## [Exercise requirements]
Will you give the material below again, every line exactly as it is?

## Begin

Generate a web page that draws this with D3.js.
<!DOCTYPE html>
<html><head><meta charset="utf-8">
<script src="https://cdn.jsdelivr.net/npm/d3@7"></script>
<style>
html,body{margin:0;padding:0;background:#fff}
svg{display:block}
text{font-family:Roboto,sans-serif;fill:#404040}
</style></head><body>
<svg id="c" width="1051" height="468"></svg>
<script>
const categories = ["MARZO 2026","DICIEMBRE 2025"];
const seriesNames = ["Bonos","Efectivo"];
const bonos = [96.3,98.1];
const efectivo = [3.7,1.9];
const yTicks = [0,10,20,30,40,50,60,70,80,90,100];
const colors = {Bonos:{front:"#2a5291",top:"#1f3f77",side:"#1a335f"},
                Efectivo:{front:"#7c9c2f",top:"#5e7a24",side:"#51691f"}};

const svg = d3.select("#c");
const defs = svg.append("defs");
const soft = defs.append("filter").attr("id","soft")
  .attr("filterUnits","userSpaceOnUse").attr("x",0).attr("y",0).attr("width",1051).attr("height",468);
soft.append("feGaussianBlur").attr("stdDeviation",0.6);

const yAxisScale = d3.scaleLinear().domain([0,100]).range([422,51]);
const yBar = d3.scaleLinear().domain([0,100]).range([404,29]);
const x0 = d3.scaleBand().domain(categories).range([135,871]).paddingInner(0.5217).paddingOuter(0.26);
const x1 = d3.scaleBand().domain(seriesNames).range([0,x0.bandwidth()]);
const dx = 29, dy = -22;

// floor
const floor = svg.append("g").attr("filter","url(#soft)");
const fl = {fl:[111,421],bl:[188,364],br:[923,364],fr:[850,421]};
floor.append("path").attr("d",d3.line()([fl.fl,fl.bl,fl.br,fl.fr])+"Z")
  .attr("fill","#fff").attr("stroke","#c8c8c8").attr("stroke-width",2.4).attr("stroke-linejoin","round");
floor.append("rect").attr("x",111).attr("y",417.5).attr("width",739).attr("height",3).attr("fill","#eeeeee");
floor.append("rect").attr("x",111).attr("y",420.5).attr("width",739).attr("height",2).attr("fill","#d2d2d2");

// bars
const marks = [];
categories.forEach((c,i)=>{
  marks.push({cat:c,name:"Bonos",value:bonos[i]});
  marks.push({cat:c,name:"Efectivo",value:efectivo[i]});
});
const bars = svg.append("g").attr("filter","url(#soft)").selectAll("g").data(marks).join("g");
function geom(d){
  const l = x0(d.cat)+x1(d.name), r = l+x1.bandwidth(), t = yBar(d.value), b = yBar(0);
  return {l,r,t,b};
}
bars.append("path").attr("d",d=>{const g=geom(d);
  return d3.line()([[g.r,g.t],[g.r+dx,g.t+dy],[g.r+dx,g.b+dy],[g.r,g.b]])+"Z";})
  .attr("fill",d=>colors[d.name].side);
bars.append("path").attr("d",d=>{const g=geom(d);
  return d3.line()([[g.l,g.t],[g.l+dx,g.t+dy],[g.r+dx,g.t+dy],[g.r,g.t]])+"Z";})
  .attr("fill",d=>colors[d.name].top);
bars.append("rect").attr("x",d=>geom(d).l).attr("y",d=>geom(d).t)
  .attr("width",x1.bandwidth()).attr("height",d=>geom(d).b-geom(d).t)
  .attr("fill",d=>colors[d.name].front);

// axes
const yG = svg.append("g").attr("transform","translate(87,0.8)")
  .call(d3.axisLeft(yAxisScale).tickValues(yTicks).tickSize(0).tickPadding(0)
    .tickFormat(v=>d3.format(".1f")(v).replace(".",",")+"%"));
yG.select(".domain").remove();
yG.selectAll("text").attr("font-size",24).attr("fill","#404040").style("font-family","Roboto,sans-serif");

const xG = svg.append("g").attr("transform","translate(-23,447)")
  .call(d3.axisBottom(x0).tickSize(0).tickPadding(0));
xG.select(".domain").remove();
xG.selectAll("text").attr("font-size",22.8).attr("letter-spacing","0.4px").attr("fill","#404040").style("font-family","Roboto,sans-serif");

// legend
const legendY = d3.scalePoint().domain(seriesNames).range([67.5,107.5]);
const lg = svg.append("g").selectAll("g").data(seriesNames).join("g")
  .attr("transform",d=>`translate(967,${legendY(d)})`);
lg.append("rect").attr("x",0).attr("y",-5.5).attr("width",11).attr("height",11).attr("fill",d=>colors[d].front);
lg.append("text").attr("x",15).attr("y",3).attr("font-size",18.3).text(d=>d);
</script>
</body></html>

## End

## [Output of the exercise]
Generate a web page that draws this with D3.js.
<!DOCTYPE html>
<html><head><meta charset="utf-8">
<script src="https://cdn.jsdelivr.net/npm/d3@7"></script>
<style>
html,body{margin:0;padding:0;background:#fff}
svg{display:block}
text{font-family:Roboto,sans-serif;fill:#404040}
</style></head><body>
<svg id="c" width="1051" height="468"></svg>
<script>
const categories = ["MARZO 2026","DICIEMBRE 2025"];
const seriesNames = ["Bonos","Efectivo"];
const bonos = [96.3,98.1];
const efectivo = [3.7,1.9];
const yTicks = [0,10,20,30,40,50,60,70,80,90,100];
const colors = {Bonos:{front:"#2a5291",top:"#1f3f77",side:"#1a335f"},
                Efectivo:{front:"#7c9c2f",top:"#5e7a24",side:"#51691f"}};

const svg = d3.select("#c");
const defs = svg.append("defs");
const soft = defs.append("filter").attr("id","soft")
  .attr("filterUnits","userSpaceOnUse").attr("x",0).attr("y",0).attr("width",1051).attr("height",468);
soft.append("feGaussianBlur").attr("stdDeviation",0.6);

const yAxisScale = d3.scaleLinear().domain([0,100]).range([422,51]);
const yBar = d3.scaleLinear().domain([0,100]).range([404,29]);
const x0 = d3.scaleBand().domain(categories).range([135,871]).paddingInner(0.5217).paddingOuter(0.26);
const x1 = d3.scaleBand().domain(seriesNames).range([0,x0.bandwidth()]);
const dx = 29, dy = -22;

// floor
const floor = svg.append("g").attr("filter","url(#soft)");
const fl = {fl:[111,421],bl:[188,364],br:[923,364],fr:[850,421]};
floor.append("path").attr("d",d3.line()([fl.fl,fl.bl,fl.br,fl.fr])+"Z")
  .attr("fill","#fff").attr("stroke","#c8c8c8").attr("stroke-width",2.4).attr("stroke-linejoin","round");
floor.append("rect").attr("x",111).attr("y",417.5).attr("width",739).attr("height",3).attr("fill","#eeeeee");
floor.append("rect").attr("x",111).attr("y",420.5).attr("width",739).attr("height",2).attr("fill","#d2d2d2");

// bars
const marks = [];
categories.forEach((c,i)=>{
  marks.push({cat:c,name:"Bonos",value:bonos[i]});
  marks.push({cat:c,name:"Efectivo",value:efectivo[i]});
});
const bars = svg.append("g").attr("filter","url(#soft)").selectAll("g").data(marks).join("g");
function geom(d){
  const l = x0(d.cat)+x1(d.name), r = l+x1.bandwidth(), t = yBar(d.value), b = yBar(0);
  return {l,r,t,b};
}
bars.append("path").attr("d",d=>{const g=geom(d);
  return d3.line()([[g.r,g.t],[g.r+dx,g.t+dy],[g.r+dx,g.b+dy],[g.r,g.b]])+"Z";})
  .attr("fill",d=>colors[d.name].side);
bars.append("path").attr("d",d=>{const g=geom(d);
  return d3.line()([[g.l,g.t],[g.l+dx,g.t+dy],[g.r+dx,g.t+dy],[g.r,g.t]])+"Z";})
  .attr("fill",d=>colors[d.name].top);
bars.append("rect").attr("x",d=>geom(d).l).attr("y",d=>geom(d).t)
  .attr("width",x1.bandwidth()).attr("height",d=>geom(d).b-geom(d).t)
  .attr("fill",d=>colors[d.name].front);

// axes
const yG = svg.append("g").attr("transform","translate(87,0.8)")
  .call(d3.axisLeft(yAxisScale).tickValues(yTicks).tickSize(0).tickPadding(0)
    .tickFormat(v=>d3.format(".1f")(v).replace(".",",")+"%"));
yG.select(".domain").remove();
yG.selectAll("text").attr("font-size",24).attr("fill","#404040").style("font-family","Roboto,sans-serif");

const xG = svg.append("g").attr("transform","translate(-23,447)")
  .call(d3.axisBottom(x0).tickSize(0).tickPadding(0));
xG.select(".domain").remove();
xG.selectAll("text").attr("font-size",22.8).attr("letter-spacing","0.4px").attr("fill","#404040").style("font-family","Roboto,sans-serif");

// legend
const legendY = d3.scalePoint().domain(seriesNames).range([67.5,107.5]);
const lg = svg.append("g").selectAll("g").data(seriesNames).join("g")
  .attr("transform",d=>`translate(967,${legendY(d)})`);
lg.append("rect").attr("x",0).attr("y",-5.5).attr("width",11).attr("height",11).attr("fill",d=>colors[d].front);
lg.append("text").attr("x",15).attr("y",3).attr("font-size",18.3).text(d=>d);
</script>
</body></html>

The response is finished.